▶ [Exercise requirements]: Only the lines from the start of the data to the line containing "const DASH = [12, 3, 1.9, 3];", both included, should be output, exactly and without pictures.

▶ [Data block]:

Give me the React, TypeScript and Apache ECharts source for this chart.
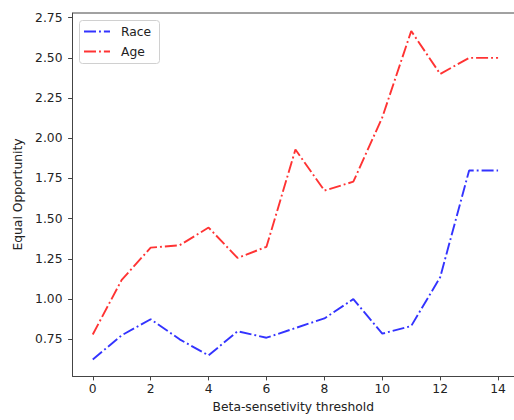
import React, { useEffect, useRef } from "react";
import * as echarts from "echarts";

const thresholds = [0, 1, 2, 3, 4, 5, 6, 7, 8, 9, 10, 11, 12, 13, 14];
const raceValues = [0.625, 0.775, 0.875, 0.75, 0.65, 0.8, 0.76, 0.82, 0.88, 1.0, 0.785, 0.833, 1.136, 1.8, 1.8];
const ageValues = [0.78, 1.12, 1.32, 1.335, 1.445, 1.256, 1.325, 1.93, 1.675, 1.73, 2.13, 2.667, 2.4, 2.5, 2.5];
const yTicks = [0.75, 1.0, 1.25, 1.5, 1.75, 2.0, 2.25, 2.5, 2.75];
const xTicks = [0, 2, 4, 6, 8, 10, 12, 14];
const seriesNames = ["Race", "Age"];
const seriesColors = ["rgba(0,0,255,0.8)", "rgba(255,0,0,0.8)"];

const FONT = "DejaVu Sans";
const FS = 12.3;
const DASH = [12, 3, 1.9, 3];

export default function App() {
  const ref = useRef<HTMLDivElement>(null);
  useEffect(() => {
    document.body.style.margin = "0";
    const chart = echarts.init(ref.current!, null, { renderer: "svg" });
    const legendItems: any[] = [
      {
        type: "rect",
        shape: { x: 79.5, y: 20.5, width: 80, height: 43, r: 3 },
        style: { fill: "rgba(255,255,255,0.8)", stroke: "#d0d0d0", lineWidth: 1 },
        silent: true,
        z: 100,
      },
    ];
    seriesNames.forEach((n, i) => {
      const y = 31.5 + i * 20;
      legendItems.push({
        type: "line",
        shape: { x1: 84, y1: y, x2: 110, y2: y },
        style: { stroke: seriesColors[i], lineWidth: 1.9, lineDash: DASH },
        silent: true,
        z: 101,
      });
      legendItems.push({
        type: "text",
        x: 121,
        y: y,
        style: {
          text: n,
          fontFamily: FONT,
          fontSize: FS,
          fill: "#222",
          verticalAlign: "middle",
          align: "left",
        },
        silent: true,
        z: 101,
      });
    });
    chart.setOption({
      animation: false,
      backgroundColor: "#ffffff",
      textStyle: { fontFamily: FONT },
      grid: { left: 72.5, right: 0, top: 13, bottom: 44, containLabel: false },
      xAxis: {
        type: "value",
        min: -0.7,
        max: 14.55,
        name: "Beta-sensetivity threshold",
        nameLocation: "middle",
        nameGap: 25,
        nameTextStyle: { fontFamily: FONT, fontSize: FS, color: "#222" },
        axisLine: { show: true, onZero: false, lineStyle: { color: "#444", width: 1 } },
        axisTick: { show: true, length: 4.4, lineStyle: { color: "#444" }, customValues: xTicks },
        axisLabel: { fontFamily: FONT, fontSize: FS, color: "#222", margin: 7, customValues: xTicks },
        splitLine: { show: false },
      },
      yAxis: {
        type: "value",
        min: 0.522,
        max: 2.779,
        name: "Equal Opportunity",
        nameLocation: "middle",
        nameGap: 47,
        nameTextStyle: { fontFamily: FONT, fontSize: FS, color: "#222" },
        axisLine: { show: true, onZero: false, lineStyle: { color: "#444", width: 1 } },
        axisTick: { show: true, length: 4.4, lineStyle: { color: "#444" }, customValues: yTicks },
        axisLabel: {
          fontFamily: FONT,
          fontSize: FS,
          color: "#222",
          margin: 10,
          customValues: yTicks,
          formatter: (v: number) => v.toFixed(2),
        },
        splitLine: { show: false },
      },
      graphic: [
        {
          type: "line",
          shape: { x1: 72.5, y1: 13, x2: 514, y2: 13 },
          style: { stroke: "#444", lineWidth: 1 },
          silent: true,
        },
        ...legendItems,
      ],
      series: seriesNames.map((n, i) => ({
        name: n,
        type: "line",
        data: thresholds.map((t, j) => [t, (i === 0 ? raceValues : ageValues)[j]]),
        symbol: "none",
        itemStyle: { color: seriesColors[i] },
        lineStyle: { color: seriesColors[i], width: 1.9, type: DASH },
      })),
    });
    return () => chart.dispose();
  }, []);
  return <div ref={ref} style={{ width: 514, height: 420 }} />;
}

▶ [Response to this task]:
Give me the React, TypeScript and Apache ECharts source for this chart.
import React, { useEffect, useRef } from "react";
import * as echarts from "echarts";

const thresholds = [0, 1, 2, 3, 4, 5, 6, 7, 8, 9, 10, 11, 12, 13, 14];
const raceValues = [0.625, 0.775, 0.875, 0.75, 0.65, 0.8, 0.76, 0.82, 0.88, 1.0, 0.785, 0.833, 1.136, 1.8, 1.8];
const ageValues = [0.78, 1.12, 1.32, 1.335, 1.445, 1.256, 1.325, 1.93, 1.675, 1.73, 2.13, 2.667, 2.4, 2.5, 2.5];
const yTicks = [0.75, 1.0, 1.25, 1.5, 1.75, 2.0, 2.25, 2.5, 2.75];
const xTicks = [0, 2, 4, 6, 8, 10, 12, 14];
const seriesNames = ["Race", "Age"];
const seriesColors = ["rgba(0,0,255,0.8)", "rgba(255,0,0,0.8)"];

const FONT = "DejaVu Sans";
const FS = 12.3;
const DASH = [12, 3, 1.9, 3];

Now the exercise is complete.